Very early the next morning, Luke got up quietly, leaving Tessa still deeply asleep. He called his stepbrother, Tyler Webster, who was due to fly home in a few hours, woke him, and asked him to meet him in a half hour in the dining room.

“Good of you to have dressed so quickly, Tyler.”

“Least I could do, Luke.”

“No, Tyler, it’s only the beginning.”

“Huh?”

“Tyler, there’s something very, very important you can do for me.”

“Just ask,” Tyler replied, with his sweet and thoughtful smile.

“It’s something that won’t go unrecognized, in fact, something that will be most highly rewarded, even by your standards.”

“Luke, come on guy, you already do more than enough.”

“I’m aware of that,” Luke said, concentrating on spreading marmalade carefully on a piece of toast.

The Webster family lived entirely on Luke’s largesse. Charming Tyler combined fatal bad judgment with a talent for laziness. He had never been able to keep a job for more than two months. Luke’s father had thrown him out of the family business in less time than that, afraid of what promises his bumbling, incompetent stepson might make on no authority but his own desire to please. However, because Dan Blake loved his American second wife, Tyler’s mother, he had made Tyler a generous allowance, so generous that Tyler was able to concentrate on his one serious passion. Riding horses beautifully was the only occupation for which Tyler was fit, and horses were the only thing he cared deeply about.

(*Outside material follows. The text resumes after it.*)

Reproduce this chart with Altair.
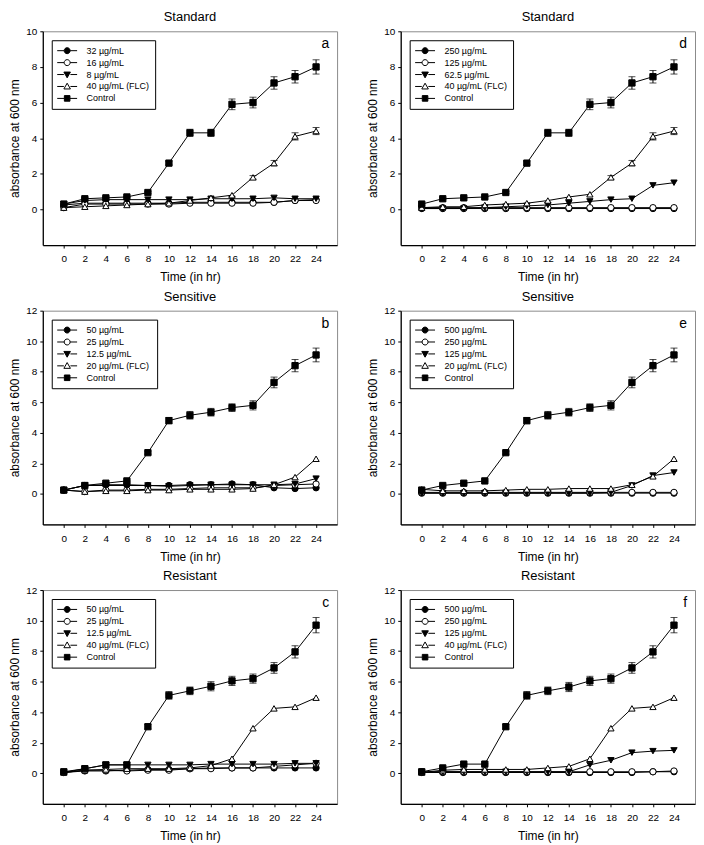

After his father’s death, Luke had continued the allowance, and when an unresisting Tyler had been married by Madison Grant, a plain Jane of a good family, a clever girl who saw Tyler clearly and knew that he was her best chance at a good life, Luke had increased the allowance and bought them a handsome stud farm near Madison’s family’s home, in the New Jersey hunt country. There Tyler could live as one in that line of old-fashioned country gentlemen whose gene pool he had too liberally inherited. Luke paid for everything, from the children’s schools to Madison’s beautiful clothes and the parties she gave so well. The Websters’ neighbors, horse people like themselves, assumed that they had a large private income and Tyler’s mettle and judgment were never tested. The stud itself, even under a qualified manager, just about broke even, but in years when it lost money, Luke made up the difference without flinching.

“Luke, what’s up? You look so serious.”

“I want you and Madison to bring up Maggie, Tessa’s sister.”

“What!”

“There’s no one else who’ll do. Maggie’s aunts are too old and her cousins aren’t suitable. She’s a dear little
girl and she needs to be in a good, stable, loving family environment. Tessa and I aren’t going to be leading that kind of life—there’s a worldwide business to run and there’s Tessa’s career; we’ll rarely be in one place for long. How old are your children now?”